- Born: December 15, 1942 United Kingdom
- Education: Leeds University (BA Economics); London School of Economics (Diploma in Business Administration)
- Occupations: Businessman, sharedealer
- Known for: Owner and chairman of Suter Plc; Chairman of Jourdan Plc
- Spouse: Juliana (third wife)
- Children: Four sons and one daughter (from previous marriages)
- Parents: Leonard Abell; Irene Abell;

= David Abell (businessman) =

British businessman and sharedealer (born 1942)

John David Abell (born 15 December 1942), known as David Abell, is a British businessman and sharedealer. In the late 1960s and 1970s he was an executive at British Leyland. He was owner and chairman of Suter Plc. from 1978 to 1996, and from 1997 he has been chairman of Jourdan Plc.

==Career==
Early in his career, Abell worked for Ford (1962–65), AEI (1965–67), and First National Finance Corporation (1972–73).

===Leyland===
Abell joined British Leyland in 1968. He was a senior executive at Leyland, including acting as treasurer and sitting on the board. He was chairman and chief executive of Prestcold, part of Leyland, and he became managing director and chief executive of Leyland Australia in July 1974 to oversee the closure of the Waterloo manufacturing plant and the end of production of the Leyland P76 and Marina cars. He returned to the UK in mid-1975 to become managing director of British Leyland's Special Products Division (renamed SP Industries), He was made managing director of BL Commercial Vehicles in 1978. He left BL in 1981, when his interests in Suter Group's purchase of Prestcold from BL became a conflict of interest.

===Suter===
Abell bought Suter Electrical in 1978 and was the chairman of Suter from 1981 until 1996, when it was sold to Ascot Holdings (now part of Dow). The DTI investigated his sharedealings in the late 1980s; it found no wrongdoing but noted misleading statements.

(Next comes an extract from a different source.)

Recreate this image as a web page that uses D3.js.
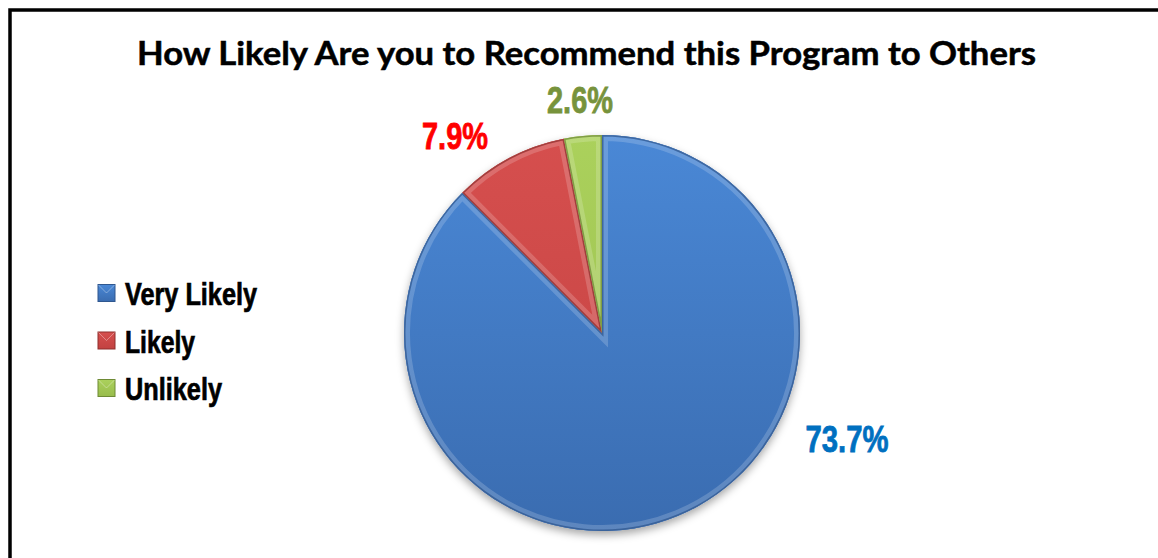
<!DOCTYPE html>
<html><head><meta charset="utf-8">
<script src="https://cdn.jsdelivr.net/npm/d3@7"></script>
<style>html,body{margin:0;padding:0;background:#fff;overflow:hidden}</style>
</head><body>
<svg id="chart" width="1158" height="558"></svg>
<script>
const categories = ["Very Likely", "Likely", "Unlikely"];
const values = [73.7, 7.9, 2.6];
const valueLabels = ["73.7%", "7.9%", "2.6%"];
const titleText = "How Likely Are you to Recommend this Program to Others";

const fills = [
  {light:"#4a88d6", mid:"#3a6cb0", dark:"#2f578f", label:"#0070c0"},
  {light:"#d64f4e", mid:"#c24241", dark:"#8f2f2d", label:"#ff0000"},
  {light:"#abd15c", mid:"#98bc4c", dark:"#6e8a35", label:"#77933c"}
];

const svg = d3.select("#chart");
const defs = svg.append("defs");

// frame
svg.append("rect").attr("x",10).attr("y",10).attr("width",1200).attr("height",600)
  .attr("fill","#fff").attr("stroke","#000").attr("stroke-width",3.5);

// title
svg.append("text").attr("x",586.5).attr("y",65).attr("text-anchor","middle")
  .attr("font-family","Lato, 'Open Sans', 'Noto Sans', sans-serif").attr("font-weight","bold")
  .attr("font-size",32).attr("fill","#000").attr("stroke","#000").attr("stroke-width",0.5)
  .text(titleText)
  .attr("textLength",899).attr("lengthAdjust","spacingAndGlyphs");

// gradients
fills.forEach((f,i)=>{
  const g = defs.append("linearGradient").attr("id","g"+i).attr("x1",0).attr("y1",0).attr("x2",0).attr("y2",1);
  g.append("stop").attr("offset","0%").attr("stop-color",f.light);
  g.append("stop").attr("offset","100%").attr("stop-color",f.mid);
  const gp = defs.append("linearGradient").attr("id","gp"+i).attr("gradientUnits","userSpaceOnUse")
    .attr("x1",0).attr("y1",-200).attr("x2",0).attr("y2",200);
  gp.append("stop").attr("offset","0%").attr("stop-color",f.light);
  gp.append("stop").attr("offset","100%").attr("stop-color",f.mid);
});
const sh = defs.append("filter").attr("id","shadow").attr("x","-20%").attr("y","-20%").attr("width","140%").attr("height","150%");
sh.append("feDropShadow").attr("dx",0).attr("dy",4).attr("stdDeviation",4).attr("flood-color","#000").attr("flood-opacity",0.35);

// pie
const cx = 602, cy = 333, r = 198;
const pie = d3.pie().sort(null).value(d=>d)(values);
const arc = d3.arc().innerRadius(0).outerRadius(r);
const gPie = svg.append("g").attr("transform",`translate(${cx},${cy})`);
gPie.append("g").attr("filter","url(#shadow)")
  .selectAll("path").data(pie).join("path").attr("d",arc).attr("fill",(d,i)=>fills[i].mid);

pie.forEach((d,i)=>{
  defs.append("clipPath").attr("id","clip"+i)
    .append("path").attr("d",arc(d)).attr("transform",`translate(${cx},${cy})`);
});
gPie.selectAll("path.slice").data(pie).join("path").attr("class","slice")
  .attr("d",arc).attr("fill",(d,i)=>`url(#gp${i})`);
// bevel
const bev = svg.append("g");
pie.forEach((d,i)=>{
  const gg = bev.append("g").attr("clip-path",`url(#clip${i})`);
  gg.append("path").attr("d",arc(d)).attr("transform",`translate(${cx},${cy})`)
    .attr("fill","none").attr("stroke","#fff").attr("stroke-opacity",0.18).attr("stroke-width",12);
  gg.append("path").attr("d",arc(d)).attr("transform",`translate(${cx},${cy})`)
    .attr("fill","none").attr("stroke",fills[i].dark).attr("stroke-opacity",0.75).attr("stroke-width",3);
});

// value labels
const labelPos = [[847,452],[455,149],[580,113]];
const labelW = [83,66,66];
svg.selectAll("text.val").data(pie).join("text").attr("class","val")
  .attr("x",(d,i)=>labelPos[i][0]).attr("y",(d,i)=>labelPos[i][1])
  .attr("text-anchor","middle")
  .attr("font-family","'Liberation Sans Narrow', 'Arial Narrow', 'Liberation Sans', sans-serif")
  .attr("font-weight","bold").attr("font-size",37)
  .attr("fill",(d,i)=>fills[i].label)
  .attr("stroke",(d,i)=>fills[i].label).attr("stroke-width",0.8)
  .attr("textLength",(d,i)=>labelW[i]).attr("lengthAdjust","spacingAndGlyphs")
  .text((d,i)=>valueLabels[i]);

// legend
const legW = [132,70,97];
const legY = d3.scalePoint().domain(categories).range([293,388]);
const leg = svg.selectAll("g.leg").data(categories).join("g").attr("class","leg")
  .attr("transform",d=>`translate(98,${legY(d)})`);
leg.append("rect").attr("x",0).attr("y",-8.5).attr("width",17).attr("height",17)
  .attr("fill",(d,i)=>`url(#g${i})`).attr("stroke",(d,i)=>fills[i].dark).attr("stroke-width",1);
leg.append("path").attr("d","M0.5,-8 L8.5,0 L16.5,-8").attr("fill","none")
  .attr("stroke","#fff").attr("stroke-opacity",0.35).attr("stroke-width",1);
leg.append("text").attr("x",27).attr("y",12)
  .attr("font-family","'Liberation Sans Narrow', 'Arial Narrow', 'Liberation Sans', sans-serif")
  .attr("font-weight","bold").attr("font-size",31).attr("fill","#000")
  .attr("stroke","#000").attr("stroke-width",0.7)
  .attr("textLength",(d,i)=>legW[i]).attr("lengthAdjust","spacingAndGlyphs")
  .text(d=>d);
</script>
</body></html>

During Abell's ownership of Suter, the business acquired a number of divisions of the former SP Industries (Leyland Special Products) of which he had been managing director, including Prestcold and the Lyne Printers subsidiary of the Nuffield Press.

===Jourdan===
From May 1997 he has been the chairman of Jourdan, former makers of the Corby Trouser Press, when he replaced Keith Whitten. He is close to managing director Bob Morris, who he has worked with for decades. Abell withdrew Jourdan from the Alternative Investment Market in 2009. His family owned about 30% of Jourdan in the 2000s, and his family gained overall control of the company in October 2011.

===Share dealing===
He briefly owned shares in Coffee Republic during 2002. He is a director of St. Helen's Private Equity Plc.

==Personal life==
He is the son of Leonard and Irene. He is married to Juliana, his third wife, and has four sons and a daughter from previous marriages. He gain a BA in economics from Leeds University and has Diploma in Business Administration from the London School of Economics. He is a fan and non-executive director of the Leicester Tigers rugby club, and he was a director of Leicester City football club in 2002. His is also a race horse owner, including Collier Hill.